● **Task requirements**: Can you copy out the data exactly? Leave the images out.
— Start of Data excerpt —
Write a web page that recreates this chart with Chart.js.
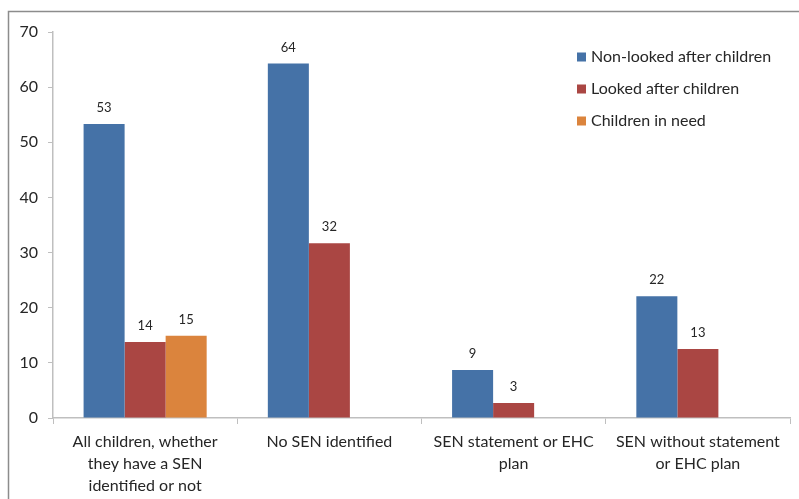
<!DOCTYPE html>
<html>
<head>
<meta charset="utf-8">
<script src="https://cdn.jsdelivr.net/npm/chart.js@4/dist/chart.umd.min.js"></script>
<style>
	html, body { margin: 0; padding: 0; background: #fff; }
	#wrap { width: 799px; height: 499px; }
</style>
</head>
<body>
<div id="wrap"><canvas id="grafico"></canvas></div>
<script>
// dati
const categorie = [
	["All children, whether", "they have a SEN", "identified or not"],
	"No SEN identified",
	["SEN statement or EHC", "plan"],
	["SEN without statement", "or EHC plan"]
];
const nonLooked = [53.3, 64.3, 8.7, 22.1];
const looked = [13.8, 31.7, 2.7, 12.5];
const inNeed = [14.9, null, null, null];
const etichette = [[53, 64, 9, 22], [14, 32, 3, 13], [15, null, null, null]];
const yTicks = [0, 10, 20, 30, 40, 50, 60, 70];

const FONT = "Lato, 'Open Sans', sans-serif";
const TXT = "#262626";

// bordo esterno (solo sopra e a sinistra, il resto è tagliato)
const bordo = {
	id: 'bordo',
	beforeDraw(chart){
		const c = chart.ctx;
		c.save();
		c.strokeStyle = '#8c8c8c';
		c.lineWidth = 1.5;
		c.beginPath();
		c.moveTo(8.5, 499);
		c.lineTo(8.5, 11.5);
		c.lineTo(799, 11.5);
		c.stroke();
		c.restore();
	}
};

// valori sopra le barre
const valori = {
	id: 'valori',
	afterDatasetsDraw(chart){
		const c = chart.ctx;
		c.save();
		c.font = "13px " + FONT;
		c.fillStyle = TXT;
		c.textAlign = 'center';
		c.textBaseline = 'middle';
		chart.data.datasets.forEach((ds, i) => {
			const meta = chart.getDatasetMeta(i);
			meta.data.forEach((el, j) => {
				const v = etichette[i][j];
				if(v === null || ds.data[j] === null) return;
				c.fillText(String(v), el.x, el.y - 16);
			});
		});
		c.restore();
	}
};

// legenda dentro l'area del grafico, in alto a destra
const legenda = {
	id: 'legenda',
	afterDraw(chart){
		const c = chart.ctx;
		const a = chart.chartArea;
		const x0 = a.right - 213;
		c.save();
		c.font = "16px " + FONT;
		c.textBaseline = 'middle';
		chart.data.datasets.forEach((ds, i) => {
			const y = a.top + 25 + i * 32;
			c.fillStyle = ds.backgroundColor;
			c.fillRect(x0, y - 4.5, 9, 9);
			c.fillStyle = TXT;
			c.fillText(ds.label, x0 + 14, y);
		});
		c.restore();
	}
};

const ctx = document.getElementById('grafico').getContext('2d');
new Chart(ctx, {
	type: 'bar',
	data: {
		labels: categorie,
		datasets: [
			{ label: 'Non-looked after children', data: nonLooked, backgroundColor: '#4572A7' },
			{ label: 'Looked after children', data: looked, backgroundColor: '#AA4643' },
			{ label: 'Children in need', data: inNeed, backgroundColor: '#DB843D' }
		]
	},
	options: {
		responsive: true,
		maintainAspectRatio: false,
		animation: false,
		layout: { padding: { left: 0, top: 32, right: 9, bottom: 0 } },
		datasets: { bar: { categoryPercentage: 0.668, barPercentage: 1 } },
		plugins: {
			legend: { display: false },
			tooltip: { enabled: false }
		},
		scales: {
			x: {
				grid: { drawOnChartArea: false, offset: true, tickLength: 6, color: '#bfbfbf' },
				border: { color: '#bfbfbf', width: 1.5 },
				ticks: {
					color: TXT,
					font: { family: FONT, size: 16, lineHeight: 1.38 },
					padding: 7,
					maxRotation: 0,
					autoSkip: false
				},
				afterFit(s){ s.height = 81; }
			},
			y: {
				min: 0,
				max: 70,
				afterBuildTicks(s){ s.ticks = yTicks.map(v => ({ value: v })); },
				grid: { drawOnChartArea: false, tickLength: 5, color: '#bfbfbf' },
				border: { color: '#bfbfbf', width: 1.5 },
				ticks: {
					color: TXT,
					font: { family: FONT, size: 16 },
					padding: 10
				},
				afterFit(s){ s.width = 53; }
			}
		}
	},
	plugins: [bordo, valori, legenda]
});
</script>
</body>
</html>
— End of Data excerpt —
● **Task answer**:
Write a web page that recreates this chart with Chart.js.
<!DOCTYPE html>
<html>
<head>
<meta charset="utf-8">
<script src="https://cdn.jsdelivr.net/npm/chart.js@4/dist/chart.umd.min.js"></script>
<style>
	html, body { margin: 0; padding: 0; background: #fff; }
	#wrap { width: 799px; height: 499px; }
</style>
</head>
<body>
<div id="wrap"><canvas id="grafico"></canvas></div>
<script>
// dati
const categorie = [
	["All children, whether", "they have a SEN", "identified or not"],
	"No SEN identified",
	["SEN statement or EHC", "plan"],
	["SEN without statement", "or EHC plan"]
];
const nonLooked = [53.3, 64.3, 8.7, 22.1];
const looked = [13.8, 31.7, 2.7, 12.5];
const inNeed = [14.9, null, null, null];
const etichette = [[53, 64, 9, 22], [14, 32, 3, 13], [15, null, null, null]];
const yTicks = [0, 10, 20, 30, 40, 50, 60, 70];

const FONT = "Lato, 'Open Sans', sans-serif";
const TXT = "#262626";

// bordo esterno (solo sopra e a sinistra, il resto è tagliato)
const bordo = {
	id: 'bordo',
	beforeDraw(chart){
		const c = chart.ctx;
		c.save();
		c.strokeStyle = '#8c8c8c';
		c.lineWidth = 1.5;
		c.beginPath();
		c.moveTo(8.5, 499);
		c.lineTo(8.5, 11.5);
		c.lineTo(799, 11.5);
		c.stroke();
		c.restore();
	}
};

// valori sopra le barre
const valori = {
	id: 'valori',
	afterDatasetsDraw(chart){
		const c = chart.ctx;
		c.save();
		c.font = "13px " + FONT;
		c.fillStyle = TXT;
		c.textAlign = 'center';
		c.textBaseline = 'middle';
		chart.data.datasets.forEach((ds, i) => {
			const meta = chart.getDatasetMeta(i);
			meta.data.forEach((el, j) => {
				const v = etichette[i][j];
				if(v === null || ds.data[j] === null) return;
				c.fillText(String(v), el.x, el.y - 16);
			});
		});
		c.restore();
	}
};

// legenda dentro l'area del grafico, in alto a destra
const legenda = {
	id: 'legenda',
	afterDraw(chart){
		const c = chart.ctx;
		const a = chart.chartArea;
		const x0 = a.right - 213;
		c.save();
		c.font = "16px " + FONT;
		c.textBaseline = 'middle';
		chart.data.datasets.forEach((ds, i) => {
			const y = a.top + 25 + i * 32;
			c.fillStyle = ds.backgroundColor;
			c.fillRect(x0, y - 4.5, 9, 9);
			c.fillStyle = TXT;
			c.fillText(ds.label, x0 + 14, y);
		});
		c.restore();
	}
};

const ctx = document.getElementById('grafico').getContext('2d');
new Chart(ctx, {
	type: 'bar',
	data: {
		labels: categorie,
		datasets: [
			{ label: 'Non-looked after children', data: nonLooked, backgroundColor: '#4572A7' },
			{ label: 'Looked after children', data: looked, backgroundColor: '#AA4643' },
			{ label: 'Children in need', data: inNeed, backgroundColor: '#DB843D' }
		]
	},
	options: {
		responsive: true,
		maintainAspectRatio: false,
		animation: false,
		layout: { padding: { left: 0, top: 32, right: 9, bottom: 0 } },
		datasets: { bar: { categoryPercentage: 0.668, barPercentage: 1 } },
		plugins: {
			legend: { display: false },
			tooltip: { enabled: false }
		},
		scales: {
			x: {
				grid: { drawOnChartArea: false, offset: true, tickLength: 6, color: '#bfbfbf' },
				border: { color: '#bfbfbf', width: 1.5 },
				ticks: {
					color: TXT,
					font: { family: FONT, size: 16, lineHeight: 1.38 },
					padding: 7,
					maxRotation: 0,
					autoSkip: false
				},
				afterFit(s){ s.height = 81; }
			},
			y: {
				min: 0,
				max: 70,
				afterBuildTicks(s){ s.ticks = yTicks.map(v => ({ value: v })); },
				grid: { drawOnChartArea: false, tickLength: 5, color: '#bfbfbf' },
				border: { color: '#bfbfbf', width: 1.5 },
				ticks: {
					color: TXT,
					font: { family: FONT, size: 16 },
					padding: 10
				},
				afterFit(s){ s.width = 53; }
			}
		}
	},
	plugins: [bordo, valori, legenda]
});
</script>
</body>
</html>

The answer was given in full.